Entrevista:O Estado inteligente

terça-feira, janeiro 03, 2006

EDITORIAL DE O GLOBO

Voto equivocado

Omovimento é perceptível na internet, em seções de cartas de leitores na mídia impressa e freqüenta rodas de conversas de fim de semana. Mas antes que cresça e se transforme numa onda, é imperioso alertar para o erro de se considerar o voto nulo uma proposta conseqüente para as eleições deste ano. Não é e, pior, produzirá efeitos contrários àqueles que imaginam os defensores do protesto.

É compreensível o mau humor do eleitorado. Conjugam-se vários fatores para criar esse clima de irritação com a política e o político: a queda da máscara da pureza ética do PT, as manobras feitas no melhor estilo da politicalha para levar o chefe do baixo clero — o que de pior existe na vida parlamentar — Severino Cavalcanti, a presidir a Câmara e a ser o terceiro nome na sucessão da República; e agora essa autoconvocação milionária sem que a grande maioria dos congressistas sequer compareça a Brasília, o que não os impedirá de receber um gordo contracheque extra pago pelo contribuinte.

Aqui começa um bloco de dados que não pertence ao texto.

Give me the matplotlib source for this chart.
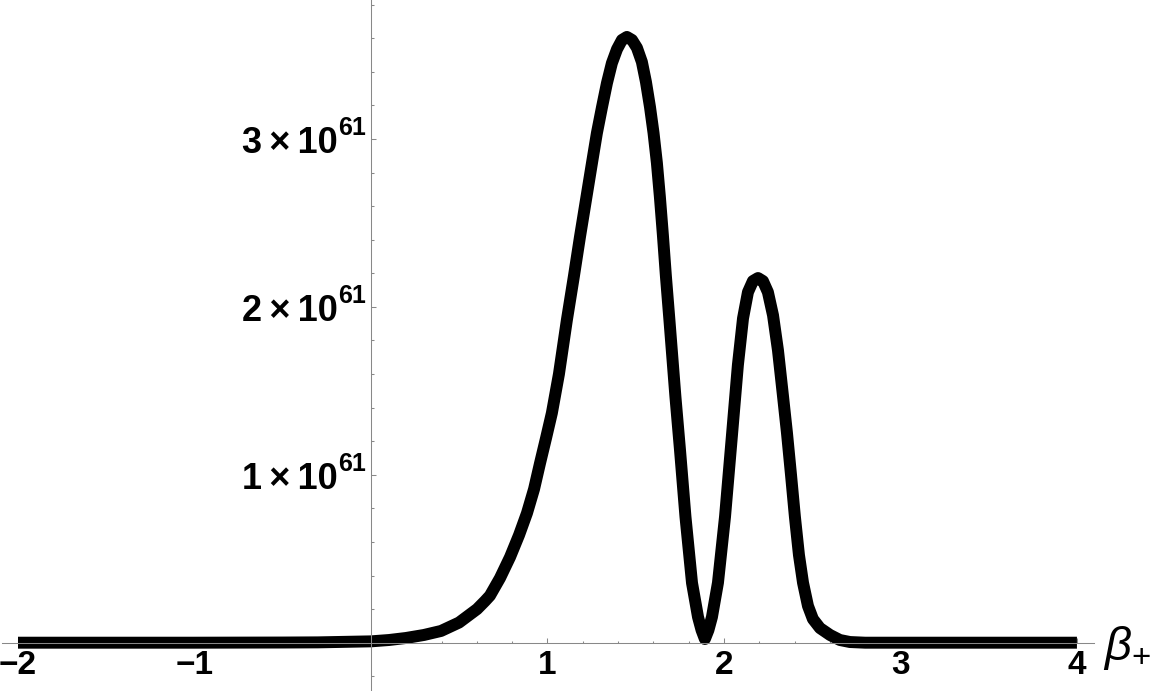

Mas é exatamente pelo exercício do voto, e não pela renúncia a ele, que se combate esse estado de coisas, e se pode melhorar a qualidade da vida político-partidária. Anular o voto é abrir novos espaços no Congresso para a demagogia e o populismo, porque os demagogos e populistas se elegerão mais facilmente, por contarem com a ajuda de currais eleitorais e de votos de cabresto, imunes a qualquer campanha de protesto forjada nas classes média e alta, nos segmentos mais informados da sociedade.

Também não fazem qualquer sentido comparações com o voto nulo defendido entre o final da década de 60 e o início dos anos 70. Aquele foi um "não" à ditadura. Somente quando o sentimento pela volta à democracia se consubstanciou na votação maciça no então MDB, em 1974, é que se estabeleceu uma base política na oposição, com grande representatividade, para que Golbery, com o respaldo de Geisel, pudesse negociar, com interlocutores legítimos, a transição a mais pacífica possível para a volta ao estado de direito.

Degradar o Congresso só fará piorar a qualidade da vida política, e tornar ainda mais difíceis, senão impossíveis, as mudanças na legislação para que severinos, delúbios e valérios fiquem segregados no passado. O voto nulo é erro histórico grave.